Ternyata di hari itu biasa-biasa saja, tidak ada bencana besar yang terjadi atau tidak ada wabah yang melanda. Lalu bagaimana kita menyikapi akan hal itu? Terlebih sebagian masyarakat kita ada yang melakukan ibadah-ibadah tertentu guna menolak bala dan penyakit, berikut kita lihat landasannya.

Dalam QS. Al-Baqarah : 255,  “… Tiada yang dapat memberi syafaat di sisi Allah tanpa izin-Nya, Allah mengetahui apa-apa yang di hadapan mereka dan di belakang mereka …”. QS. Hud : 107, “… Sesungguhnya Tuhanmu Maha Pelaksana terhadap apa yang Dia Kehendaki”. QS. At-Taubah : 116, “ Sesungguhnya Kepunyaan Allahlah kerajaab langit dan bumi, Dia menghidupkan dan mematikan. Dan sekali-kali tidak ada pelindung dan penolong bagimu selain Allah”.

Dalam hadis Nabi Muhammad Saw juga disebutkan : “Dari Abu Hurairah ra, Rasulullah Saw bersabda : tidak ada penyakit menular, tidak ada kepercayaan datangnya malapetaka di bulan Safar, tidak ada kepercayaan bahwa orang mati itu rohnya menjadi burung yang terbang”. (HR. Bukhari Muslim)

Dari landasan ayat Quran dan hadis di atas bisa kita dipahami bahwa segala sesuatu yang terjadi, baik bencana, bala atau wabah penyakit, semuanya atas izin Allah. Jadi tidak ada keterkaitan dengan anggapan bahwa bulan Safar adalah bulannya bala dan penyakit.

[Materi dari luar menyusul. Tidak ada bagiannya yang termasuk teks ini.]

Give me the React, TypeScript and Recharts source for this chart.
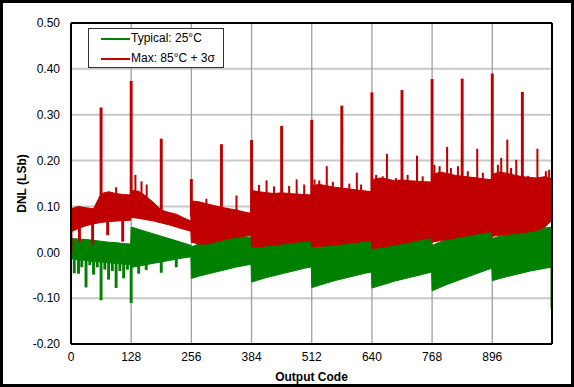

Jika demikian adanya keyakinan kita bahwa bulan safar adalah bulan turunnya bala, maka kita bisa dikatakan membatasi akan kehendak Allah. Bala bencana atau penyakit itu merupakan sepenuhnya hak Allah untuk menurunkannya, apakah Dia menurunkan di bulan Safar atau di bulan apa saja yang Dia kehendaki,

Dari hadis sahih di atas juga jelas sudah bahwa penyakit menular, bulan safar turunnya bala, suara burung sebagai pertanda sial dan lain-lain itu hanya semata-mata suatu tradisi kepercayaan orang dahulu yang tidak mempunyai dasar.

Peristiwa yang terjadi berupa kesialan atau malapetaka hanya kebetulan saja mereka alami di bulan Safar, sehingga itu membekas di benak mereka yang disampaikan kepada anak cucu mereka, lalu berkembang menjadi suatu keyakinan.

Sementara adanya amalan khusus di malam Rebo Wekasan, seperti shalat 2 atau 4 rakaat (shalat awwabin) atau yang dikenal dengan sholat atau doa tolak bala dengan membaca surah tertentu, maka para ulama mengatakan tidak boleh diamalkan secara khusus.

Amaliah Rebo Wekasan hanya merupakan informasi atau himbauan dari ulama sufi (waliyullah) melalui ilham yang menyatakan bahwa pada malam itu akan turun 360.000 bencana dan malapetaka. Untuk menghindari bencana tersebut, maka dianjurkan untuk melaksanakan shalat dan berdoa mohon tolak bala dan memperbanyak bersedekah.

Menurut ulama ushul fikih sebuah ilham tidak dapat menjadi dasar hukum dengan melahirkan suatu wajib, sunnah, makruh, mubah atau haram.

Ilham yang diterima seorang wali tidak boleh diamalkan oleh orang lain (orang awam) sebelum dicocokkan dengan Al-Quran dan hadis. Jika ilham itu tidak bertentangan, maka ilham tersebut benar adanya.

Upaya untuk menghindari dari keyakinan yang tidak ada dasarnya dalam Al-Quran dan hadis maka harus ditinggalkan. Cukuplah bagi kita untuk senantiasa melaksanakan perintah-perintah-Nya yang syar’i saja, seperti melaksanakan shalat 5 waktu, puasa Ramadan dan sunnah, menunaikan zakat atau bersedekah dan lain-lain.

Dengan kita melaksanakan perintah Allah dan menjauhi larangan-Nya tentu kita berharap bahwa upaya itu dapat mendekatkan kita kepada Allah Swt yang melahirkan Rahmat Allah datang kepada kita, sehingga kita bisa terhindar dari segala macam bala bencana dan penyakit, Allahu ‘alam. (Asdi)

bahan bacaan diambil dari berbagai sumber.